▶ Instruction
Omit any picture, and return the remaining data exactly as written.

Collection entries:
------------------------------
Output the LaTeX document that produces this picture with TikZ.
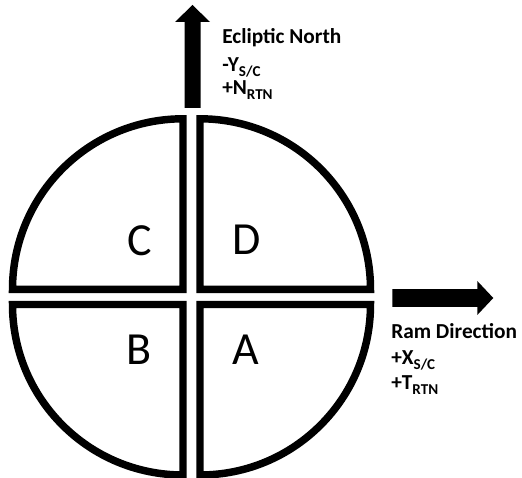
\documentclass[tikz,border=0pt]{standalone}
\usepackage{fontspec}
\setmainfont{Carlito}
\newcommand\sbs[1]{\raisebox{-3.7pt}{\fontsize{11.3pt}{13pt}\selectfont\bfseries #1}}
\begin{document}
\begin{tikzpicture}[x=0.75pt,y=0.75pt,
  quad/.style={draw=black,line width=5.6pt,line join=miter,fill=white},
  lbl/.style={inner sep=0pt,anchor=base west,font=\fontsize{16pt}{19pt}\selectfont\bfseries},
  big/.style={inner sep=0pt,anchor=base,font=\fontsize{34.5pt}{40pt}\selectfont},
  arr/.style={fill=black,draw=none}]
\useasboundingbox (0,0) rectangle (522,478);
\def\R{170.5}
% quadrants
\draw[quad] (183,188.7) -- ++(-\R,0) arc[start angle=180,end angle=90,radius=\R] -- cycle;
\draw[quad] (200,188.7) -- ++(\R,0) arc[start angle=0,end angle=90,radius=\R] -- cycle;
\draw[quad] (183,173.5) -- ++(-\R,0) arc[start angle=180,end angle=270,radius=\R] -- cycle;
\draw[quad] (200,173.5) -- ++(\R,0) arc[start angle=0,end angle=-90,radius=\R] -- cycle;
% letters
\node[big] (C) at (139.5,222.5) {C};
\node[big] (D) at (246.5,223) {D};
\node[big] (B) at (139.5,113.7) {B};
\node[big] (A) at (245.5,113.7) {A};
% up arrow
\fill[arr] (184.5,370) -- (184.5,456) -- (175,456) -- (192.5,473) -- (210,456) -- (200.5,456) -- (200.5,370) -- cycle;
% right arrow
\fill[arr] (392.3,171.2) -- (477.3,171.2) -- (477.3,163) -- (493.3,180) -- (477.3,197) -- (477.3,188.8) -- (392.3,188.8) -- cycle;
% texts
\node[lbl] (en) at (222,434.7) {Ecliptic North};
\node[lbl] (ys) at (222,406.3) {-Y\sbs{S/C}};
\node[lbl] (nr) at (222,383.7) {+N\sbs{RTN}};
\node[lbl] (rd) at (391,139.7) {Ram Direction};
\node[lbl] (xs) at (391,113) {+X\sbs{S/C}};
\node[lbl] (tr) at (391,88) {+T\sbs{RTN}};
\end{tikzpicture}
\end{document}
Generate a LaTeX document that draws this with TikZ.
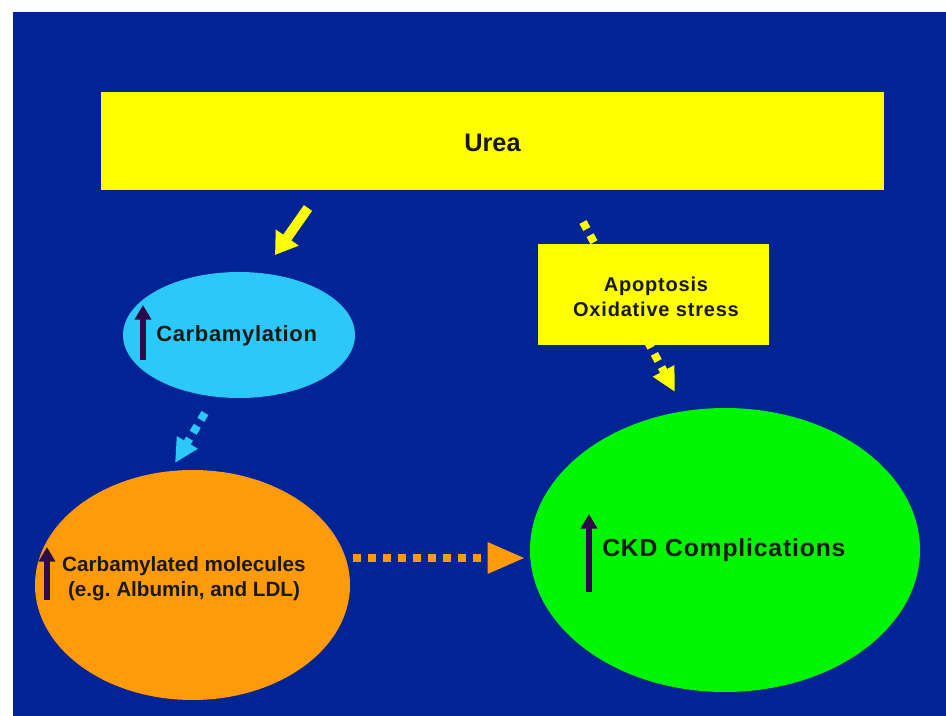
------------------------------
▶ Answer to this exercise
Output the LaTeX document that produces this picture with TikZ.
\documentclass[tikz,border=0pt]{standalone}
\usepackage{fontspec}
\setmainfont{Carlito}
\newcommand\sbs[1]{\raisebox{-3.7pt}{\fontsize{11.3pt}{13pt}\selectfont\bfseries #1}}
\begin{document}
\begin{tikzpicture}[x=0.75pt,y=0.75pt,
  quad/.style={draw=black,line width=5.6pt,line join=miter,fill=white},
  lbl/.style={inner sep=0pt,anchor=base west,font=\fontsize{16pt}{19pt}\selectfont\bfseries},
  big/.style={inner sep=0pt,anchor=base,font=\fontsize{34.5pt}{40pt}\selectfont},
  arr/.style={fill=black,draw=none}]
\useasboundingbox (0,0) rectangle (522,478);
\def\R{170.5}
% quadrants
\draw[quad] (183,188.7) -- ++(-\R,0) arc[start angle=180,end angle=90,radius=\R] -- cycle;
\draw[quad] (200,188.7) -- ++(\R,0) arc[start angle=0,end angle=90,radius=\R] -- cycle;
\draw[quad] (183,173.5) -- ++(-\R,0) arc[start angle=180,end angle=270,radius=\R] -- cycle;
\draw[quad] (200,173.5) -- ++(\R,0) arc[start angle=0,end angle=-90,radius=\R] -- cycle;
% letters
\node[big] (C) at (139.5,222.5) {C};
\node[big] (D) at (246.5,223) {D};
\node[big] (B) at (139.5,113.7) {B};
\node[big] (A) at (245.5,113.7) {A};
% up arrow
\fill[arr] (184.5,370) -- (184.5,456) -- (175,456) -- (192.5,473) -- (210,456) -- (200.5,456) -- (200.5,370) -- cycle;
% right arrow
\fill[arr] (392.3,171.2) -- (477.3,171.2) -- (477.3,163) -- (493.3,180) -- (477.3,197) -- (477.3,188.8) -- (392.3,188.8) -- cycle;
% texts
\node[lbl] (en) at (222,434.7) {Ecliptic North};
\node[lbl] (ys) at (222,406.3) {-Y\sbs{S/C}};
\node[lbl] (nr) at (222,383.7) {+N\sbs{RTN}};
\node[lbl] (rd) at (391,139.7) {Ram Direction};
\node[lbl] (xs) at (391,113) {+X\sbs{S/C}};
\node[lbl] (tr) at (391,88) {+T\sbs{RTN}};
\end{tikzpicture}
\end{document}
Generate a LaTeX document that draws this with TikZ.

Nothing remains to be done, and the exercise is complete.